Wir haben auch Folgendes ins Blickfeld gerückt: Willkürliche Fragebogen oder Wissenstests werden sich kaum dazu eignen, um eine tatsächliche radikale Gesinnung – denn darum soll es ja bei dieser Auswahl gehen – zu erfahren. Passenderweise werden daher diese Fragebogen auch vielerorts als Einbürgerungsquiz bezeichnet. Das Staatsbürgerschaftsrecht verlangt von Einbürgerungsbewerbern eine innere Hinwendung zur Bundesrepublik. Wie wir auch in unserem Antrag festhalten, ist dies völlig berechtigt. Der Stuttgarter Gesprächsleitfaden ist tendenziell missgünstig und voller Vorurteile. Der hessische Fragebogen ist dagegen für alle, die sich damit befasst haben – und die Grünen haben schon einige Fragen in einer Fragestunde gestellt –, etwas für besonders gescheite und hochgebildete Einbürgerungsbewerber. Der Arbeiter, der zwar seit mehr als acht Jahren in Deutschland lebt, seine Steuern bezahlt, nicht kriminell ist und sich in der deutschen Sprache gut verständigen kann, hat vielleicht nie etwas von Caspar David Friedrich gehört und kann auch nicht sagen, was dieser mit seinen Werken zum Ausdruck bringen wollte, aber wäre das tatsächlich unser Problem? Natürlich nicht.

(Beifall bei der SPD und bei Jens Kerstan GAL)

Wer an dieser Stelle etwas verändern möchte, muss nicht nur in der Lage und Willens sein, das deutsche Schulsystem komplett zu reformieren, sondern er muss sich auch mehr einfallen lassen und finanzieren können als einen einwöchigen Integrationskurs beziehungsweise einen ähnlichen Einbürgerungskurs. Tatsächlich muss Einbürgerung ein seriöses und würdiges Verfahren darstellen. Dafür wäre es hilfreich, wenn die Verleihung der

Staatsbürgerschaft mittels eines feierlichen Einbürgerungsaktes erfolgen würde.

Was hier ganz besonders interessant ist, ist, dass die CDU-Fraktion damals unseren Antrag, die Einbürgerungsfeiern im Rathaus durchzuführen, abgelehnt hat. Als aber die Innenbehörde eine ähnliche Idee auf den Tisch brachte, haben Sie sofort Ihre Zustimmung signalisiert.

Meine Damen und Herren von der CDU-Fraktion, kann es sein, dass Sie in dieser Frage überhaupt nicht wissen, was Sie wollen?
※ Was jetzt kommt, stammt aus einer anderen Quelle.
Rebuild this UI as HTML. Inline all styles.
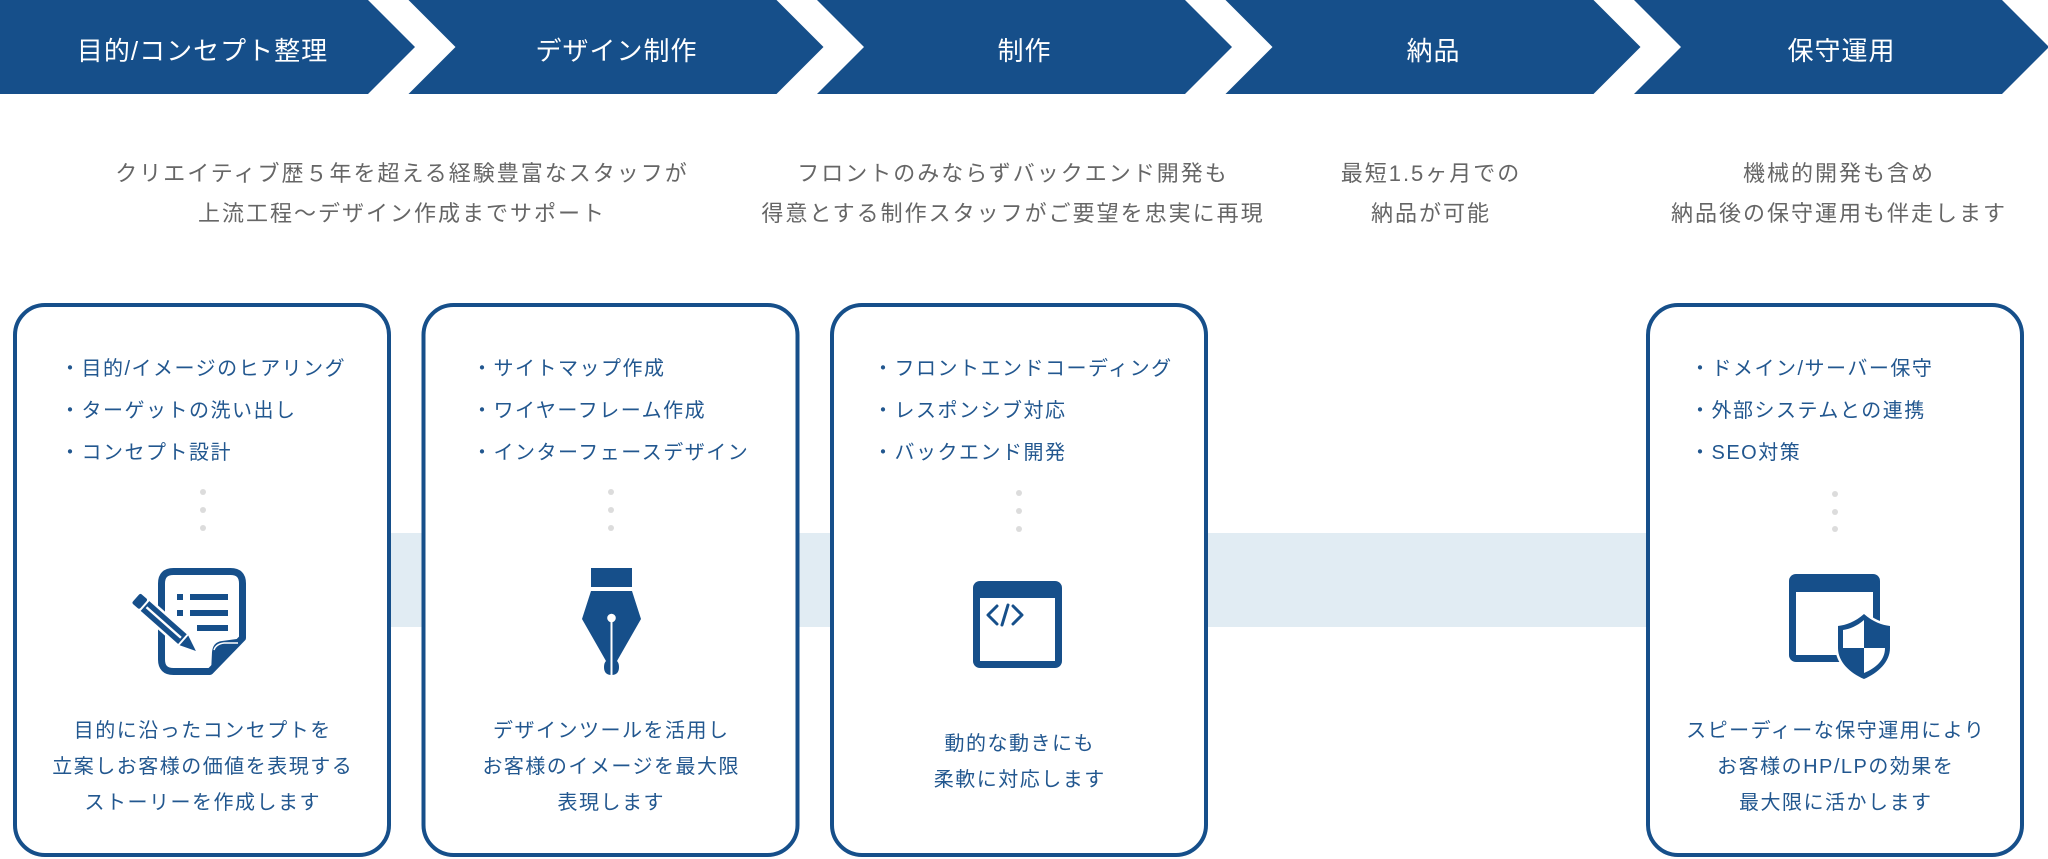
<!DOCTYPE html>
<html lang="ja">
<head>
<meta charset="utf-8">
<style>
  html,body{margin:0;padding:0;background:#fff;}
  #wrap{position:relative;width:2048px;height:859px;overflow:hidden;background:#fff;
    font-family:"Liberation Sans","Noto Sans CJK JP",sans-serif;}
  svg{position:absolute;left:0;top:0;}
  .t{position:absolute;white-space:nowrap;}
  .title{top:4px;height:94px;line-height:94px;color:#fff;font-size:26px;letter-spacing:1px;text-align:center;width:400px;padding-left:1px;box-sizing:border-box;}
  .desc{top:154px;line-height:40px;color:#666;font-size:22px;letter-spacing:2px;text-align:center;width:800px;font-weight:400;padding-left:2px;box-sizing:border-box;}
  .list{top:348px;line-height:42px;color:#22578f;font-size:20px;letter-spacing:1.5px;text-align:left;}
  .bot{line-height:36px;color:#22578f;font-size:20px;letter-spacing:1.5px;text-align:center;width:378px;padding-left:1.5px;box-sizing:border-box;}
</style>
</head>
<body>
<div id="wrap">
<svg width="2048" height="859" viewBox="0 0 2048 859" xmlns="http://www.w3.org/2000/svg">
  <!-- header arrows -->
  <g fill="#164f8a">
    <polygon points="0,0 368,0 415,47 368,94 0,94"/>
    <polygon points="408.5,0 776.5,0 823.5,47 776.5,94 408.5,94 455.5,47"/>
    <polygon points="817,0 1185,0 1232,47 1185,94 817,94 864,47"/>
    <polygon points="1225.5,0 1593.5,0 1640.5,47 1593.5,94 1225.5,94 1272.5,47"/>
    <polygon points="1634,0 2002,0 2049,47 2002,94 1634,94 1681,47"/>
  </g>
  <!-- band -->
  <rect x="200" y="533" width="1640" height="94" fill="#e1ecf3"/>
  <!-- cards -->
  <g fill="#fff" stroke="#164f8a" stroke-width="4">
    <rect x="15" y="305" width="374" height="550" rx="30"/>
    <rect x="423.5" y="305" width="374" height="550" rx="30"/>
    <rect x="832" y="305" width="374" height="550" rx="30"/>
    <rect x="1648" y="305" width="374" height="550" rx="30"/>
  </g>
  <!-- dots -->
  <g fill="#dcdcdc">
    <circle cx="203" cy="492" r="3"/><circle cx="203" cy="510" r="3"/><circle cx="203" cy="528" r="3"/>
    <circle cx="611" cy="492" r="3"/><circle cx="611" cy="510" r="3"/><circle cx="611" cy="528" r="3"/>
    <circle cx="1019" cy="493" r="3"/><circle cx="1019" cy="511" r="3"/><circle cx="1019" cy="529" r="3"/>
    <circle cx="1835" cy="494" r="3"/><circle cx="1835" cy="512" r="3"/><circle cx="1835" cy="529" r="3"/>
  </g>

  <!-- icon 1: document + pencil -->
  <g>
    <path d="M173.5,571.5 H230.5 Q242.5,571.5 242.5,583.5 V638 L210,671.5 H173.5 Q161.5,671.5 161.5,659.5 V583.5 Q161.5,571.5 173.5,571.5 Z"
          fill="none" stroke="#164f8a" stroke-width="7" stroke-linejoin="round"/>
    <path d="M244,638 L211,673 L212,652 Q213,642 222,641 Z" fill="#164f8a"/>
    <path d="M214,650 Q216,644 224,643 L238,643" fill="none" stroke="#fff" stroke-width="1.5"/>
    <g fill="#164f8a">
      <rect x="177" y="594" width="6" height="6"/>
      <rect x="190" y="594" width="38" height="6"/>
      <rect x="177" y="610" width="6" height="6"/>
      <rect x="190" y="610" width="38" height="6"/>
      <rect x="197" y="625" width="31" height="6"/>
    </g>
    <g transform="translate(136,598) rotate(41.5)">
      <rect x="-3" y="-9" width="86" height="18" fill="#fff"/>
      <rect x="0" y="-6.5" width="10" height="13" rx="2" fill="#164f8a"/>
      <rect x="12" y="-6.5" width="50" height="13" fill="#164f8a"/>
      <rect x="14" y="-1.2" width="46" height="2.4" fill="#fff"/>
      <polygon points="64,-6.5 64,6.5 80,0" fill="#164f8a"/>
    </g>
  </g>

  <!-- icon 2: fountain pen nib -->
  <g fill="#164f8a">
    <rect x="591" y="568" width="41" height="19"/>
    <path d="M591,591 H632 L641,619 L617,661 Q619,663 619,667 Q619,675 611.5,675 Q604,675 604,667 Q604,663 606,661 L582,619 Z"/>
    <circle cx="611.5" cy="618" r="4.3" fill="#fff"/>
    <rect x="610.5" y="620" width="2" height="55" fill="#fff"/>
  </g>

  <!-- icon 3: code window -->
  <g>
    <rect x="973" y="581" width="89" height="87" rx="7" fill="#164f8a"/>
    <rect x="980" y="598" width="75" height="63" fill="#fff"/>
    <g fill="none" stroke="#164f8a" stroke-width="3" stroke-linecap="round" stroke-linejoin="round">
      <polyline points="997,606 988,615 997,624"/>
      <line x1="1008" y1="605" x2="1002" y2="625"/>
      <polyline points="1013,606 1022,615 1013,624"/>
    </g>
  </g>

  <!-- icon 4: window + shield -->
  <defs>
    <clipPath id="shin">
      <path d="M1864,620 C1857,626 1850,629 1843,630 V648 C1843,660 1852,668 1864,673 C1876,668 1885,660 1885,648 V630 C1878,629 1871,626 1864,620 Z"/>
    </clipPath>
  </defs>
  <g>
    <rect x="1789" y="574" width="91" height="88" rx="7" fill="#164f8a"/>
    <rect x="1796" y="592" width="77" height="63" fill="#fff"/>
    <path d="M1864,614 C1855,622 1846,625 1838,626 V648 C1838,662 1850,673 1864,679 C1878,673 1890,662 1890,648 V626 C1882,625 1873,622 1864,614 Z"
          fill="#164f8a" stroke="#fff" stroke-width="5" paint-order="stroke"/>
    <g clip-path="url(#shin)" fill="#fff">
      <rect x="1840" y="615" width="24" height="33"/>
      <rect x="1864" y="648" width="26" height="30"/>
    </g>
  </g>
</svg>

<!-- titles -->
<div class="t title" style="left:2px;">目的/コンセプト整理</div>
<div class="t title" style="left:416px;">デザイン制作</div>
<div class="t title" style="left:824px;">制作</div>
<div class="t title" style="left:1233px;">納品</div>
<div class="t title" style="left:1641px;">保守運用</div>

<!-- descriptions -->
<div class="t desc" style="left:1px;">クリエイティブ歴５年を超える経験豊富なスタッフが<br>上流工程〜デザイン作成までサポート</div>
<div class="t desc" style="left:612px;">フロントのみならずバックエンド開発も<br>得意とする制作スタッフがご要望を忠実に再現</div>
<div class="t desc" style="left:1030px;">最短1.5ヶ月での<br>納品が可能</div>
<div class="t desc" style="left:1438px;">機械的開発も含め<br>納品後の保守運用も伴走します</div>

<!-- lists -->
<div class="t list" style="left:60px;">・目的/イメージのヒアリング<br>・ターゲットの洗い出し<br>・コンセプト設計</div>
<div class="t list" style="left:472px;">・サイトマップ作成<br>・ワイヤーフレーム作成<br>・インターフェースデザイン</div>
<div class="t list" style="left:873px;">・フロントエンドコーディング<br>・レスポンシブ対応<br>・バックエンド開発</div>
<div class="t list" style="left:1690px;">・ドメイン/サーバー保守<br>・外部システムとの連携<br>・SEO対策</div>

<!-- bottom texts -->
<div class="t bot" style="left:13px;top:713px;">目的に沿ったコンセプトを<br>立案しお客様の価値を表現する<br>ストーリーを作成します</div>
<div class="t bot" style="left:421.5px;top:713px;">デザインツールを活用し<br>お客様のイメージを最大限<br>表現します</div>
<div class="t bot" style="left:830px;top:726px;">動的な動きにも<br>柔軟に対応します</div>
<div class="t bot" style="left:1646px;top:713px;">スピーディーな保守運用により<br>お客様のHP/LPの効果を<br>最大限に活かします</div>
</div>
</body>
</html>
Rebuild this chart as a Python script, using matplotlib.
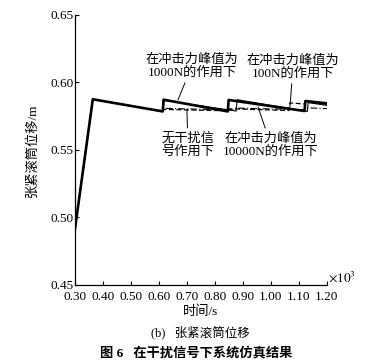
import matplotlib
matplotlib.use("Agg")
import matplotlib.pyplot as plt

FONT = ["Liberation Serif", "Noto Sans CJK SC"]
plt.rcParams["font.family"] = FONT
plt.rcParams["mathtext.fontset"] = "stix"

# time in units of 10^3 s, displacement in m
t_1000 = [0.30, 0.364, 0.614, 0.617, 0.846, 0.849, 1.12, 1.123, 1.20]
v_1000 = [0.491, 0.5875, 0.5785, 0.5872, 0.5785, 0.5870, 0.5788, 0.5862, 0.5845]

t_10000 = [0.30, 0.364, 0.612, 0.615, 0.876, 0.879, 1.13, 1.133, 1.20]
v_10000 = [0.491, 0.5875, 0.5786, 0.5868, 0.5788, 0.5872, 0.5785, 0.5850, 0.5830]

t_100 = [0.30, 0.364, 0.614, 0.617, 0.846, 0.849, 1.064, 1.067, 1.12, 1.123, 1.20]
v_100 = [0.491, 0.5875, 0.5785, 0.5800, 0.5790, 0.5805, 0.5792, 0.5848, 0.5840, 0.5860, 0.5838]

t_none = [0.30, 0.364, 0.615, 0.620, 0.87, 0.875, 1.12, 1.125, 1.20]
v_none = [0.491, 0.5875, 0.5785, 0.5808, 0.5795, 0.5810, 0.5798, 0.5812, 0.5806]

x_ticks = [0.30, 0.40, 0.50, 0.60, 0.70, 0.80, 0.90, 1.00, 1.10, 1.20]
y_ticks = [0.45, 0.50, 0.55, 0.60, 0.65]

fig = plt.figure(figsize=(3.92, 3.63), dpi=100)
ax = fig.add_axes([0.191, 0.215, 0.643, 0.744])

ax.plot(t_none, v_none, color="black", lw=0.8, ls=(0, (6, 2, 1, 2)))
ax.plot(t_100, v_100, color="black", lw=0.9, ls=(0, (4, 2)))
ax.plot(t_10000, v_10000, color="black", lw=0.8)
ax.plot(t_1000, v_1000, color="black", lw=1.9)

ax.set_xlim(0.30, 1.20)
ax.set_ylim(0.45, 0.65)
ax.set_xticks(x_ticks)
ax.set_xticklabels([f"{v:.2f}" for v in x_ticks])
ax.set_yticks(y_ticks)
ax.set_yticklabels([f"{v:.2f}" for v in y_ticks])
ax.tick_params(direction="in", length=3, width=0.8, labelsize=9.5)
ax.tick_params(axis="x", pad=4)
ax.tick_params(axis="y", pad=1)
for side in ("top", "right"):
    ax.spines[side].set_visible(False)
for side in ("left", "bottom"):
    ax.spines[side].set_linewidth(0.9)

ax.set_xlabel("时间/s", fontsize=9.5, labelpad=2, weight="medium")
ax.set_ylabel("张紧滚筒位移/m", fontsize=9.5, labelpad=8, weight="medium")
ax.text(1.005, 0.0, r"$\times10^3$", transform=ax.transAxes, fontsize=9.5,
        ha="left", va="bottom")

lbl = dict(fontsize=9.5, ha="center", va="center", linespacing=1.1, weight="medium")
arrow = dict(arrowstyle="-", color="black", lw=0.7, shrinkA=1, shrinkB=0)
ax.annotate("在冲击力峰值为\n1000N的作用下", xy=(0.668, 0.5870), xytext=(0.718, 0.6122),
            arrowprops=arrow, **lbl)
ax.annotate("在冲击力峰值为\n100N的作用下", xy=(1.068, 0.5818), xytext=(1.079, 0.6115),
            arrowprops=arrow, **lbl)
ax.annotate("无干扰信\n号作用下", xy=(0.700, 0.5798), xytext=(0.704, 0.5537),
            arrowprops=arrow, **lbl)
ax.annotate("在冲击力峰值为\n10000N的作用下", xy=(0.954, 0.5818), xytext=(1.000, 0.5537),
            arrowprops=arrow, **lbl)

fig.text(0.51, 0.085, "(b)   张紧滚筒位移", fontsize=9, ha="center", va="center",
         weight="medium")
fig.text(0.50, 0.027, "图 6   在干扰信号下系统仿真结果", fontsize=9.5, ha="center",
         va="center", weight="bold")

fig.savefig("out.png", dpi=100)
(Beifall bei der SPD und vereinzelt bei der GAL)

Sie haben heute einen Zusatzantrag eingereicht, den man wohl als eine Art Freifahrtschein für den Innensenator betrachten kann. Es steht nichts Wesentliches drin, was man nicht auch unserem Antrag entnehmen könnte. Allerdings steht sehr viel weniger Konkretes und Inhaltliches darin. Ich bin mir sicher, dass auch der Innensenator zumindest den Medien entnommen hat, dass es bei der Innenministerkonferenz im Mai um Einbürgerungskurse gehen soll. Er wird vermutlich auch schon verstanden haben, dass die aktuelle Debatte darum geht, den Begriff der erfolgreichen Teilnahme solcher Kurse zu definieren. Vielleicht ahnt er, dass es einem Innensenator gut anstünde, wenn er dafür auch Vorschläge unterbreiten könnte. Dieses haben Sie ihm nun aufgeschrieben, aber nichts weiter. Man kann kaum etwas dagegen haben, da es sich um Teile unseres Antrags handelt, die für uns längst feststehen. Über eines – und das möchte ich zum Schluss noch einmal nennen – fällt die Leserin oder der Leser dann doch. In Ihrem eigenen Antrag sagen Sie noch, dass die Verfahren der Einbürgerungstests und Kurse diskutiert werden müssen. Sie nennen dieses Wort "diskutieren". Aber genau dies wollen Sie in unseren Ausschüssen nicht tun. Sie wollen die Anträge nicht überweisen,

(Olaf Ohlsen CDU: Wir wollen arbeiten, wir wollen beschließen! Nicht ewig diskutieren!)

so wie Sie auch heute übrigens das Thema Berufsfachschulen nicht überweisen wollten. Zuletzt hatten Sie es vermieden, das Thema "Gewalt gegen Frauen" zu überweisen. Sie wollen dieses Thema gar nicht behandeln, Sie wollen sich überhaupt nicht damit befassen. Die Frage ist, wozu sitzen Sie hier eigentlich?

(Beifall bei der SPD und vereinzelt bei der GAL – Zuruf von der GAL: Um genau das zu verhindern!)

Das Thema Zuwanderung und Integration ist längst kein exotisches Thema mehr. Es verdient eine ernsthafte parlamentarische Auseinandersetzung. Um die drücken Sie sich, wo immer Sie können, und das ist ein Armutszeugnis, das Sie sich selbst ausstellen. – Vielen Dank.

(Beifall bei der SPD und vereinzelt bei der GAL)

Das Wort bekommt die Abgeordnete Machaczek.

Herr Präsident, meine Damen und Herren! Es ist, glaube ich, nicht nötig, eine Schärfe in diese Debatte hineinzubringen, weil ich die gar nicht sehe und auch für unsere Fraktion nicht sehe.